Have you ever given a eulogy by email? Well, I have and I can assure you that it is nerve-wracking. This particular experience was inflicted on me by my eccentric cousin, Vikram and was the culmination of a family newsgroup that I belonged to.

Aunt Sheila was dead and Vikram took it upon himself to arrange a wake for her in cyberspace. It made sense, he said. After all, we were a large family scattered across five continents. There was no hope of congregating in one physical location.

Vikram chose me to deliver the eulogy against my bitter protests and better judgment. My fondest memory of Aunt Sheila was of her forcing us kids to drink spoonfuls of castor oil every Sunday morning saying that it would clean our bowels out. Why me, I argued with Vikram over email. "Because nobody else will do it," he blithely replied.

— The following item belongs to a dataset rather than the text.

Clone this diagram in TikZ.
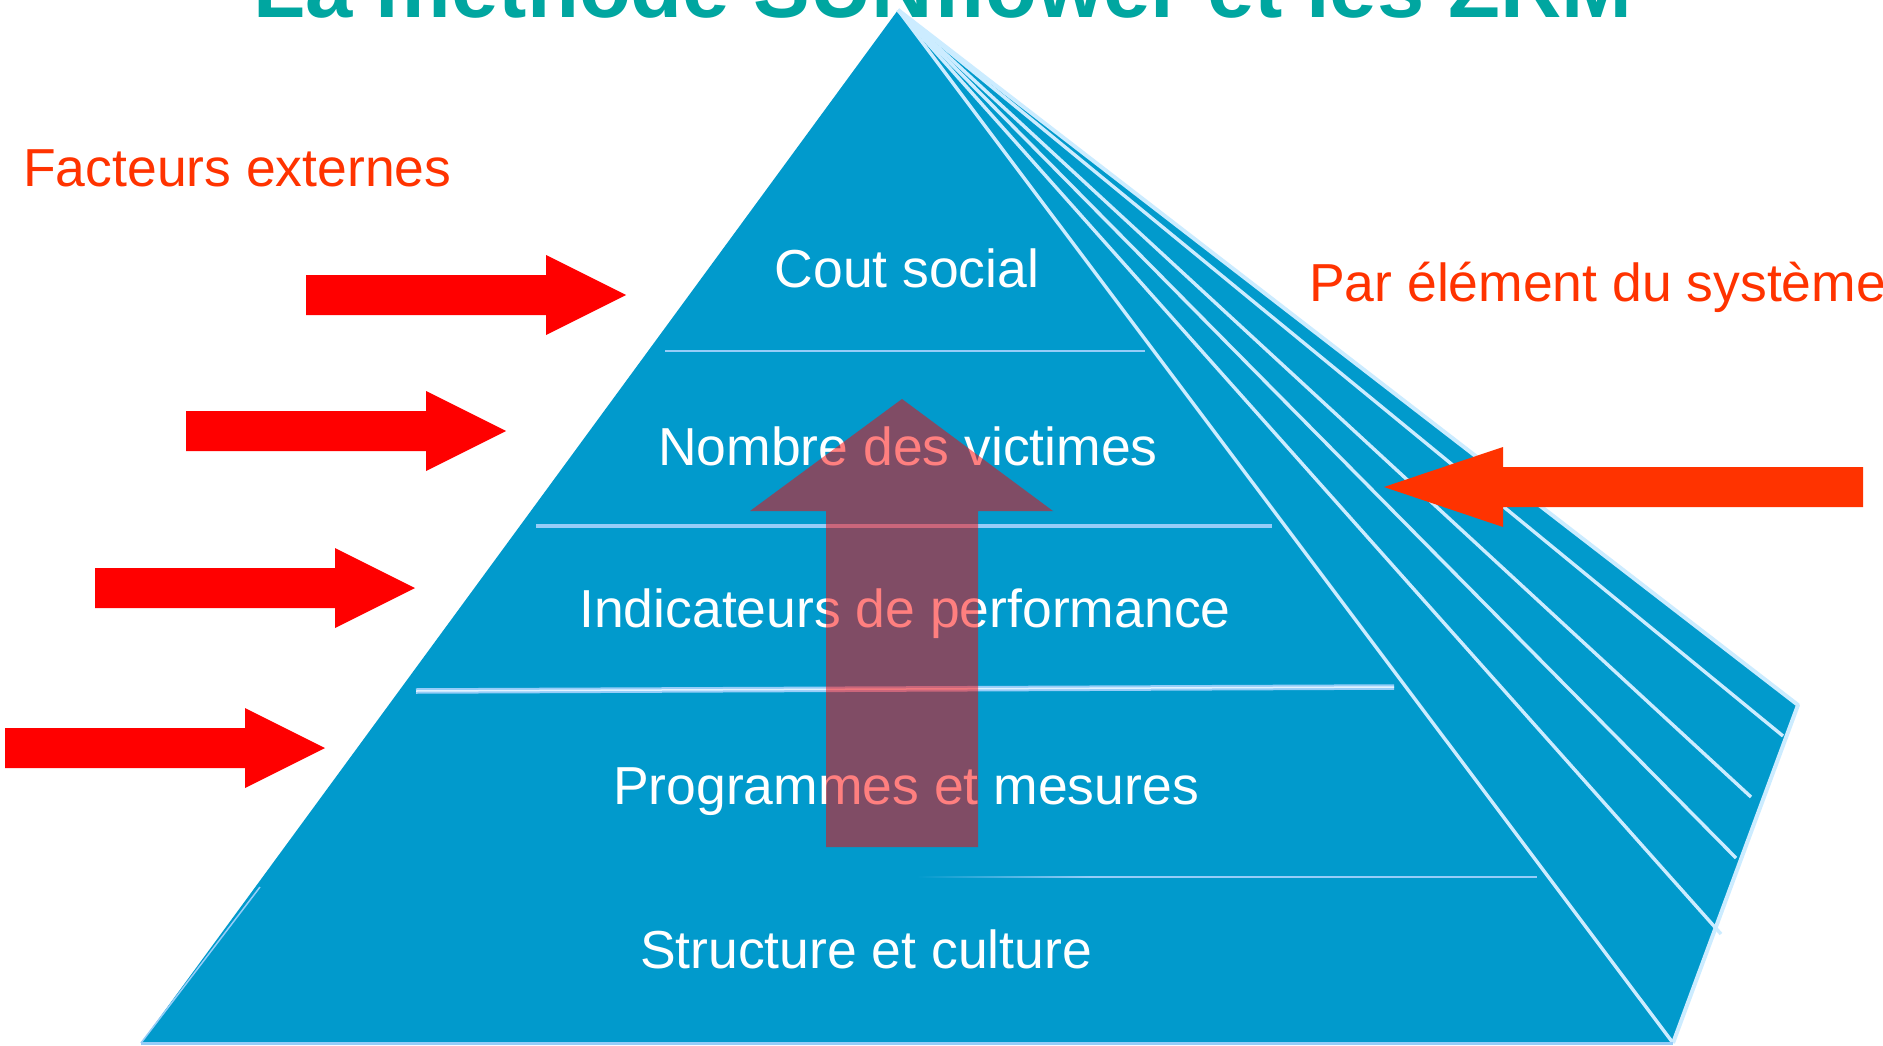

So there we were, members of the KDR Family Newsgroup (named after the first three letters of my grandfather's name). Thirty-six cousins who had put as much distance between us as humanly possible. It wasn't that we hated each other. It was that we had little in common besides our ancestors. Ours wasn't the first generation to travel widely from our ancestral home-town in Kerala. My father's generation was just as diverse -- in their choice of professions, places to live and methods of raising their children. His brothers and sisters were spread all over India- brash New Delhi, intellectual Calcutta, mercantile Bombay and traditional Madras.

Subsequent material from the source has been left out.